Gambians Give NAWEC 10-Day Ultimatum to Fix Power and Water Crisis

by Ikeoluwa Juliana Ogungbangbe
Gambia NAWEC electricity water crisis 2026

KEY POINTS


  • GALA issued NAWEC a 10-day ultimatum on June 19, 2026 to restore power and water supply.
  • Billions of dalasis and hundreds of millions in donor funds have failed to fix NAWEC’s service.
  • GALA warned it will pursue lawful public action if NAWEC shows no measurable improvement within deadline.

They came with torchlights, candles, empty buckets and electric irons.

Dozens of Gambians marched through Banjul on Friday, June 19, led by civil society group Gambians Against Looted Assets, known as GALA. The props they carried told the story of a country that has been living with recurring blackouts and water shortages for months. GALA used the protest to serve formal notice on the National Water and Electricity Company, NAWEC: fix this in 10 days or face further action.

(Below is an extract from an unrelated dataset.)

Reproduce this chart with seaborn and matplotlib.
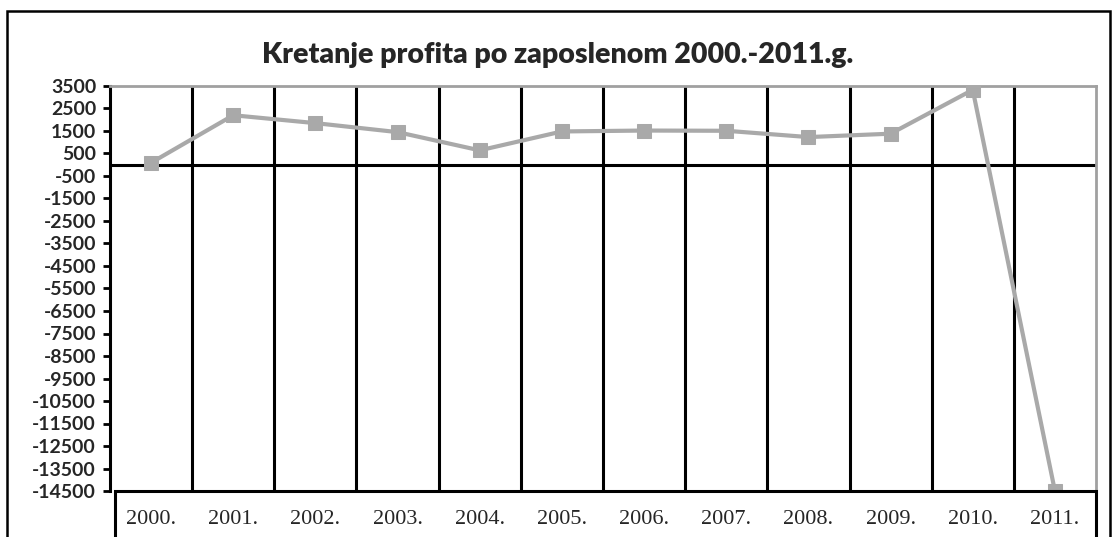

“Families live in discomfort and uncertainty, businesses incur losses, students are deprived of conducive learning conditions, healthcare delivery is compromised, and economic activity is severely disrupted,” said Omar Saibo Camara, GALA spokesperson.

The ultimatum demands that NAWEC take all necessary measures to restore and normalize reliable electricity and water supply across The Gambia. Camara was direct about what the group is no longer willing to accept.

“We are not seeking further promises, excuses, timelines, or public relations statements. We are demanding tangible action and measurable results,” he said.

Billions spent, crisis deepening despite decade of investment

What makes GALA’s frustration sharper is the money trail. The group reviewed records from NAWEC, government sources and development partners showing that the period between 2017 and 2026 saw the largest investment in Gambia’s utility sector in the country’s history. Hundreds of millions of dollars in donor support flowed into the energy sector over that span.

The lights are still going out.

Camara attributed the failure not to a lack of resources but to persistent governance failures, poor planning, weak management and a lack of accountability. He cited audit reports, parliamentary proceedings and public inquiries that repeatedly flagged gaps in procurement, financial oversight and project implementation.

“Despite these findings, citizens continue to bear the burden while those responsible face little or no accountability,” he said.

GALA argued that access to electricity and clean water is a constitutional right, not a privilege. Citizens pay for the services, and the law obliges NAWEC to deliver them.

Consequences promised if no improvement is seen

Camara framed the ultimatum in clear legal terms. NAWEC, as a state-owned company managing national infrastructure, is bound by the Constitution, the Companies Act, the Public Finance Act and several other statutes. Citizens have both the right and the civic duty to hold it accountable when it fails.

“Gambians have shown extraordinary patience for decades,” Camara said. “But patience must not be mistaken for acceptance.”

GALA stated that if NAWEC fails to show concrete improvement within the 10-day period, the group will pursue all lawful, peaceful and constitutional means of public action to hold the utility and relevant authorities responsible.